Last October, Chorus launched a research project into New Zealanders’ behaviour, attitudes and perceptions of broadband. It has been running monthly checks since then into some of the trends around broadband use. Willis says the last time Chorus conducted such a major consumer research project was back in 2012 and it uncovered a real lack of understanding and knowledge around fibre. Some people didn’t even know what fibre was.
But times have changed. Today, Chorus is nearly two thirds of the way through its task of connecting 87 percent of the country to Ultra-Fast Broadband, by 2022 – in partnership with the government – so fibre
is much more familiar to consumers.
“I think people are more accepting and [also] understand what fibre is,” says Willis. “There still is confusion around why fibre is relevant for them, especially with some of those people who use less data and with slightly older generations. So, we become more inclusive in our conversations and move conversation away from speeds towards the personal benefits people can expect.” However, Willis says one great insight from the latest survey results is that fibre really is king.
It had the highest satisfaction rating when compared with VDSL and ADSL, as well as fewer people saying they plan to switch away from it when compared with the previous survey, in 2012.
Chorus’ research also provides the latest data on the rate at which consumers are adopting new technology. Willis says the number of consumers embracing new technologies and services has skyrocketed.
She says there are now far more people streaming television and movies online. The study showed close to half (almost 40 percent) of respondents surveyed consumed media in this way during the past year.
Chorus’ survey also found a more than 50 percent increase in traffic on the network at
9pm – which is prime streaming time for most people. However, Willis says, while this behaviour is common with the younger generations, it’s yet to gain traction with older broadband users.
“This behaviour will filter through to the older age groups as lots of changes in their viewing habits have yet to happen,” she says.
Willis says another key insight coming out of the research is that there are still remarkably different consumer groups whose interests need to be considered.
She says while there is one group of high-use data consumers (these make up 25 percent of those surveyed) who think their data use is only going to grow, there is another group that hasn’t increased its use of technology.
This group makes up about 25 percent of respondents, and they don’t see their data use changing any time soon so don’t see a pressing need to get fibre installed.
“There’s a real mix of consumers who have different needs and different levels of understanding of what fibre can do for them,” says Willis.
“What’s quite interesting is that, as an industry, we’ve been really focused on selling speed, such as ‘ultra-fast’ speed.

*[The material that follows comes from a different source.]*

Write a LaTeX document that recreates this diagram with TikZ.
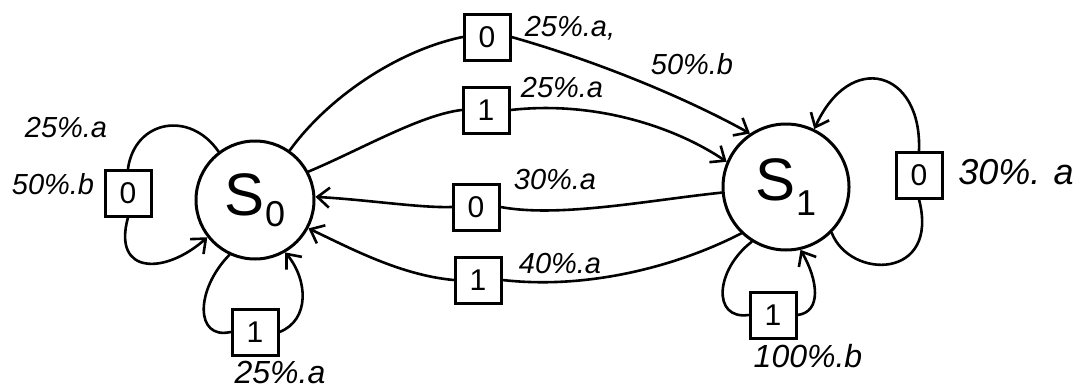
\documentclass[tikz,border=0pt]{standalone}
\usepackage{fontspec}
\setmainfont{Liberation Sans}
\usetikzlibrary{arrows.meta}
\tikzset{
  state/.style={draw,circle,line width=3pt,inner sep=0pt,font=\fontsize{60}{62}\selectfont},
  sym/.style={draw,rectangle,line width=3pt,minimum width=46pt,minimum height=46pt,inner sep=0pt,font=\fontsize{30}{32}\selectfont},
  lbl/.style={font=\fontsize{29}{31}\selectfont\itshape,inner sep=0pt},
  edge/.style={line width=2.6pt,line cap=round},
  arr/.style={edge,-{Straight Barb[length=12pt,width=20pt,line width=2.6pt]}}
}
\begin{document}
\begin{tikzpicture}[x=1pt,y=-1pt]
\useasboundingbox (0,0) rectangle (1091,388);
% states
\node[state,minimum size=118pt] (s0) at (255,200) {S\raisebox{-0.35ex}{\fontsize{36}{38}\selectfont 0}};
\node[state,minimum size=126pt] (s1) at (786,187) {S\raisebox{-0.45ex}{\fontsize{36}{38}\selectfont 1}};
% symbol boxes
\node[sym] (b00) at (128,193) {0};
\node[sym] (b01) at (255,332) {1};
\node[sym] (bt0) at (487,37) {0};
\node[sym] (bt1) at (486,110) {1};
\node[sym] (bm0) at (476,207) {0};
\node[sym] (bm1) at (478,280) {1};
\node[sym] (b10) at (919,175) {0};
\node[sym] (b11) at (773,315) {1};
% S0 self loops
\draw[edge] (s0.127) .. controls (190,110) and (135,120) .. (b00.north);
\draw[arr] (b00.south) .. controls (112,275) and (165,275) .. (s0.218);
\draw[edge] (s0.245) .. controls (195,290) and (195,340) .. (b01.west);
\draw[arr] (b01.east) .. controls (310,320) and (308,280) .. (s0.300);
% S0 -> S1
\draw[edge] (s0.55) .. controls (330,95) and (400,50) .. (bt0.west);
\draw[arr] (bt0.east) .. controls (600,62) and (690,100) .. (s1.124);
\draw[edge] (s0.28) .. controls (360,150) and (420,115) .. (bt1.west);
\draw[arr] (bt1.east) .. controls (600,100) and (680,130) .. (s1.157);
% S1 -> S0
\draw[edge] (s1.185) .. controls (650,200) and (560,218) .. (bm0.east);
\draw[arr] (bm0.west) .. controls (420,208) and (370,200) .. (s0.3);
\draw[edge] (s1.226) .. controls (680,265) and (590,290) .. (bm1.east);
\draw[arr] (bm1.west) .. controls (400,275) and (350,248) .. (s0.-28);
% S1 self loops
\draw[arr] (b10.north) .. controls (922,70) and (850,50) .. (s1.64);
\draw[edge] (b10.south) .. controls (940,280) and (850,280) .. (s1.-45);
\draw[edge] (s1.238) .. controls (715,270) and (712,320) .. (b11.west);
\draw[arr] (b11.east) .. controls (822,312) and (818,280) .. (s1.283);
% labels
\node[lbl] (l1) at (66,128) {25\%.a};
\node[lbl] (l2) at (53,184) {50\%.b};
\node[lbl,font=\fontsize{32}{34}\selectfont\itshape] (l3) at (280,372) {25\%.a};
\node[lbl] (l4a) at (570,28) {25\%.a,};
\node[lbl] (l4b) at (692,64) {50\%.b};
\node[lbl] (l5) at (562,88) {25\%.a};
\node[lbl] (l6) at (555,180) {30\%.a};
\node[lbl] (l7) at (560,264) {40\%.a};
\node[lbl,font=\fontsize{36}{38}\selectfont\itshape] (l8) at (1016,172) {30\%. a};
\node[lbl,font=\fontsize{32}{34}\selectfont\itshape] (l9) at (808,356) {100\%.b};
\end{tikzpicture}
\end{document}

But we’ve found speed isn’t the key driver for these other groups.
They’re more interested in consistency and reliability. So, we need to start changing the conversation, to help people find what’s right for them in terms that they understand.” Willis says the research results from its ongoing surveys will help Chorus craft its marketing, education and customer experience strategies for these different groups of consumers.
But, perhaps most interestingly, as technology moves forward at a rapid pace, Chorus will be at the forefront helping track people’s evolving relationship with technology, through its ongoing research.
“Technology use is only going to get bigger,” says Willis. “But it’s one of those areas where you don’t know what people are going to be doing in a year’s time – Netflix came and has created a lot of behavioural change, for example. So, we want to find out what’s going to be the next Netflix?”
“There's a real mix of consumers who have different needs and different levels of understanding of what fibre can do for them.”
How Chorus crunches the numbers
Chorus collects its data through its research partner, Colmar Brunton. It tries to get a representative view of the population through this means. People using different technologies are equally targeted.
The major research study Chorus conducted last October involved around 1000 respondents filling out a 25-minute online survey. Since then about 300 people have been interviewed every month.
Those surveyed are asked a number of questions, including how satisfied they are with their internet connection: the likelihood of their changing technology; the different types of technology they use in their household; their attitudes to broadband; and what activities they engage in online, as well as what their perception is of Chorus as a brand.
The data collected is then divided up and filtered down into specific demographics, and used to get a better understanding of what drives people’s broadband choices, as well as what the barriers are stopping them from using fibre.